Figure scripts
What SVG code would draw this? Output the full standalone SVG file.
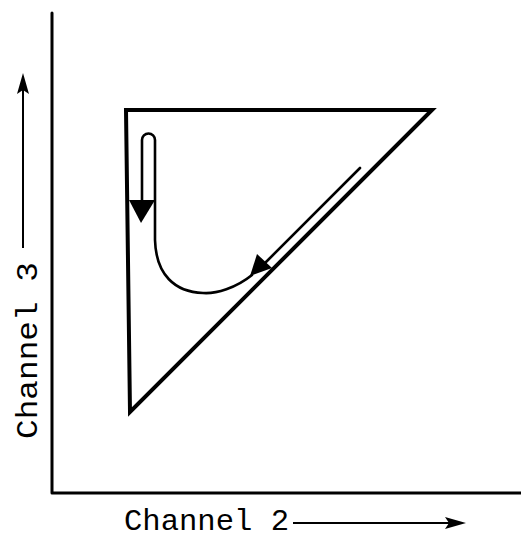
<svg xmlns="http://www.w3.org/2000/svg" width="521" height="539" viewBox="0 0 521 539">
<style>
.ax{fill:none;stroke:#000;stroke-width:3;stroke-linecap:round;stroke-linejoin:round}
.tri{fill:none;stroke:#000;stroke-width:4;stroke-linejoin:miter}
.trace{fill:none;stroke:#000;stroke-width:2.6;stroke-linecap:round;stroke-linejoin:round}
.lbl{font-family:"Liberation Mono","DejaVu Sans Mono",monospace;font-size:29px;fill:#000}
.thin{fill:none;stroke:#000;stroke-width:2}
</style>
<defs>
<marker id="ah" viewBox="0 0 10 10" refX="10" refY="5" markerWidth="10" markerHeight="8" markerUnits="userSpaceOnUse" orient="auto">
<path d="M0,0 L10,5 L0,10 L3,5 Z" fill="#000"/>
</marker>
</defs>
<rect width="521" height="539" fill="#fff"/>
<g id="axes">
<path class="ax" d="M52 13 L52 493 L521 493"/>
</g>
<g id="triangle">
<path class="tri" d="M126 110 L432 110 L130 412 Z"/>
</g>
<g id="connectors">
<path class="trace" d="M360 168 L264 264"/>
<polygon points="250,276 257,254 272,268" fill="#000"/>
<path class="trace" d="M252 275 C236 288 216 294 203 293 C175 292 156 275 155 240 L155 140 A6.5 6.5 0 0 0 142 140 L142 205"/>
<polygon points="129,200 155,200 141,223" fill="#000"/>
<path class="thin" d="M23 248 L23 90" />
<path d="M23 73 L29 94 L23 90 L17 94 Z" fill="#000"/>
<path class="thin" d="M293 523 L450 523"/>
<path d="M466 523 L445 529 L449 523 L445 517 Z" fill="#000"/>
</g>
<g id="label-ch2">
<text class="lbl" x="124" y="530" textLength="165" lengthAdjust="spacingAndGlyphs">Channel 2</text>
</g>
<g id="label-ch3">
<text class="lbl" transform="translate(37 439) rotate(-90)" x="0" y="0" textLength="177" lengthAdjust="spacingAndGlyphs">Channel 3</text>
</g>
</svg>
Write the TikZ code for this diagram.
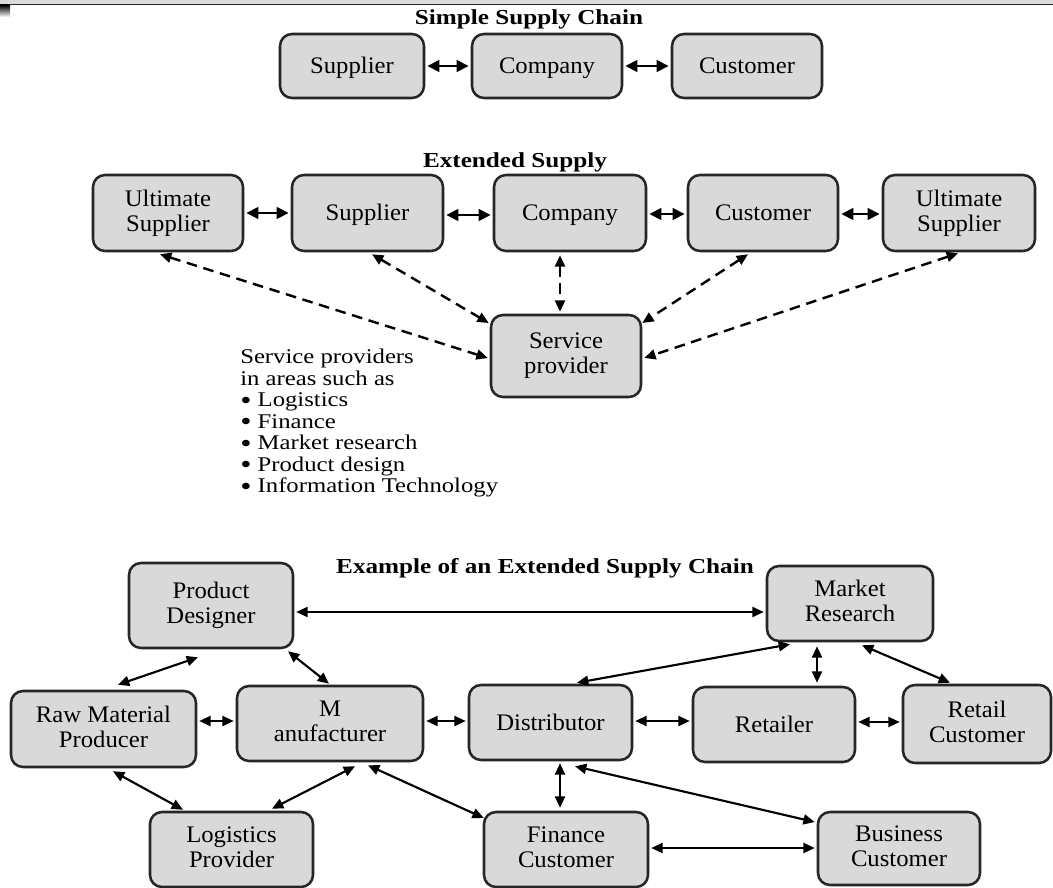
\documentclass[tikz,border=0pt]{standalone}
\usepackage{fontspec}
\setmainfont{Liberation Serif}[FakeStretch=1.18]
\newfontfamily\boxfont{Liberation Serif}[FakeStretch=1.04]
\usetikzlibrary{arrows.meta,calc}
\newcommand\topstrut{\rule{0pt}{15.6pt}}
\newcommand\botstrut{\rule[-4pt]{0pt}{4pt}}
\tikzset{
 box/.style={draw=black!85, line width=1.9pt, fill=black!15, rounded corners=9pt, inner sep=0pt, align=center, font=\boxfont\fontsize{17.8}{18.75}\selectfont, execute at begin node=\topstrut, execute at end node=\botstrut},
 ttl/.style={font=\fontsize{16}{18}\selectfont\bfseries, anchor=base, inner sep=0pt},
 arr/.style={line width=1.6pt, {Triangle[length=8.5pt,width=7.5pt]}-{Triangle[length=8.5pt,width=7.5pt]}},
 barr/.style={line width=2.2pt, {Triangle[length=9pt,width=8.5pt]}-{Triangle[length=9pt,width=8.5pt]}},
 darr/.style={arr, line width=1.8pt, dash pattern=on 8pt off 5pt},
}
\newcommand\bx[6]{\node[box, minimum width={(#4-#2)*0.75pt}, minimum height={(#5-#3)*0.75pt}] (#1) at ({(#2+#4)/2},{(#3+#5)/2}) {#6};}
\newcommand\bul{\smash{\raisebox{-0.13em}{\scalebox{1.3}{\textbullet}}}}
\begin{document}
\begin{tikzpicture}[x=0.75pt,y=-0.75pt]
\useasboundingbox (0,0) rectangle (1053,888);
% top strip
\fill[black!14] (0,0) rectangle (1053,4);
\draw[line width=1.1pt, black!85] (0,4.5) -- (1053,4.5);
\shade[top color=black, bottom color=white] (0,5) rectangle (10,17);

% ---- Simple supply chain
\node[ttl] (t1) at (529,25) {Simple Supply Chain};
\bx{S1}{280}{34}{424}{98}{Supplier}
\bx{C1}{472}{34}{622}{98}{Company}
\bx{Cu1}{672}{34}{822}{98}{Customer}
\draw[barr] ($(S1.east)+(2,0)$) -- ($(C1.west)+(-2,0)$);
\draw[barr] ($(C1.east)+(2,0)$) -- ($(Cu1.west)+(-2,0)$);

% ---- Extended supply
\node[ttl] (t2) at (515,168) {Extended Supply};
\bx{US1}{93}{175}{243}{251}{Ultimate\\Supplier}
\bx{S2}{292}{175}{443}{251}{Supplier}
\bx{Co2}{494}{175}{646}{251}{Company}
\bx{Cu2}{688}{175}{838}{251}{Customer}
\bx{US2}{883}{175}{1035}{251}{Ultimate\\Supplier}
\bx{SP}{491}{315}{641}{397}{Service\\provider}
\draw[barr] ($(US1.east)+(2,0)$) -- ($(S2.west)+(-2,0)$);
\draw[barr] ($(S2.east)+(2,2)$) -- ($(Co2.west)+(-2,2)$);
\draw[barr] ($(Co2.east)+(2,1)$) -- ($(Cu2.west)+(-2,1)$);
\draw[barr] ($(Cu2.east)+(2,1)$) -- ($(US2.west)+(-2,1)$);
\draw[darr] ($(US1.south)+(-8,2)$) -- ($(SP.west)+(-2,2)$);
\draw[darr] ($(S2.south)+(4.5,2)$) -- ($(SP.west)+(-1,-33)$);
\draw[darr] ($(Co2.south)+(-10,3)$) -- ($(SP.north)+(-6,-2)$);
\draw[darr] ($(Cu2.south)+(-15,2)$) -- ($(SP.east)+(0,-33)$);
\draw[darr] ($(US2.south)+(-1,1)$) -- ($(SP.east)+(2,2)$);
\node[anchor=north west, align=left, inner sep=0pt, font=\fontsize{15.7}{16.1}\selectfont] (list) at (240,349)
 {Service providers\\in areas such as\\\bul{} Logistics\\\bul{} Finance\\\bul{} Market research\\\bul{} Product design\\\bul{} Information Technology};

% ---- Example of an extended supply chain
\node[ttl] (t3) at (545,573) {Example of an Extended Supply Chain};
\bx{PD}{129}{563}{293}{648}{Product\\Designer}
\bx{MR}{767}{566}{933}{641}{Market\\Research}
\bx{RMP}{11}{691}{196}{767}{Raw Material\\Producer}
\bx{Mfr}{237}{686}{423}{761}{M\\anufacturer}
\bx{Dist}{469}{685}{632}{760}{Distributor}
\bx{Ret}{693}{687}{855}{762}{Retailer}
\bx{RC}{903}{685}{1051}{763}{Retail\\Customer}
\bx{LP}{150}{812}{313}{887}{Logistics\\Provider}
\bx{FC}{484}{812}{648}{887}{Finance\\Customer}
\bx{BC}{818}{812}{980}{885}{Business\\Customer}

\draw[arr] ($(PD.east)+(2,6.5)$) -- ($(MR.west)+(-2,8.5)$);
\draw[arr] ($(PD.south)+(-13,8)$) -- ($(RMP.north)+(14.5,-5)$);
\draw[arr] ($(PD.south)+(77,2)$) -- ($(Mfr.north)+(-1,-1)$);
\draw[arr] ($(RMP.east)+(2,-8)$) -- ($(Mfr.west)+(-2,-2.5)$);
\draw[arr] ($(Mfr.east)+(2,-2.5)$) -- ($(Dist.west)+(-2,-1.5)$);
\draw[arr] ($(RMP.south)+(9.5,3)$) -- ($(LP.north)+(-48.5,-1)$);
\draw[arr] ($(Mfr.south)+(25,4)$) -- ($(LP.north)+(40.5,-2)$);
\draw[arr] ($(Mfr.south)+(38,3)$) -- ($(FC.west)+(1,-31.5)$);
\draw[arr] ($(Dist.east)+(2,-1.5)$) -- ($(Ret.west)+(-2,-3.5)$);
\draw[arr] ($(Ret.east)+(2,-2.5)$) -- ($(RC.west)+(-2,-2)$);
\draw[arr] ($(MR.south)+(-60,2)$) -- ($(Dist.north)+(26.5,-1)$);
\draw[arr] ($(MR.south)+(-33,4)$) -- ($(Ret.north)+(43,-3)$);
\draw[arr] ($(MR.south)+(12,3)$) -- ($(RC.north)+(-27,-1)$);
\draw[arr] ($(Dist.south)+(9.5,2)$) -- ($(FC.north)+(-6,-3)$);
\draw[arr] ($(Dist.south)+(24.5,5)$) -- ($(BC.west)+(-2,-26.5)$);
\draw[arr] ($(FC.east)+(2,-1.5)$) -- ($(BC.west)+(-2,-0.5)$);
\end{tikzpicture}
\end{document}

**JOB**
State the number of lines in the preceding entries that include the word "this". Provide nothing else.

**EXERCISE ANSWER**
2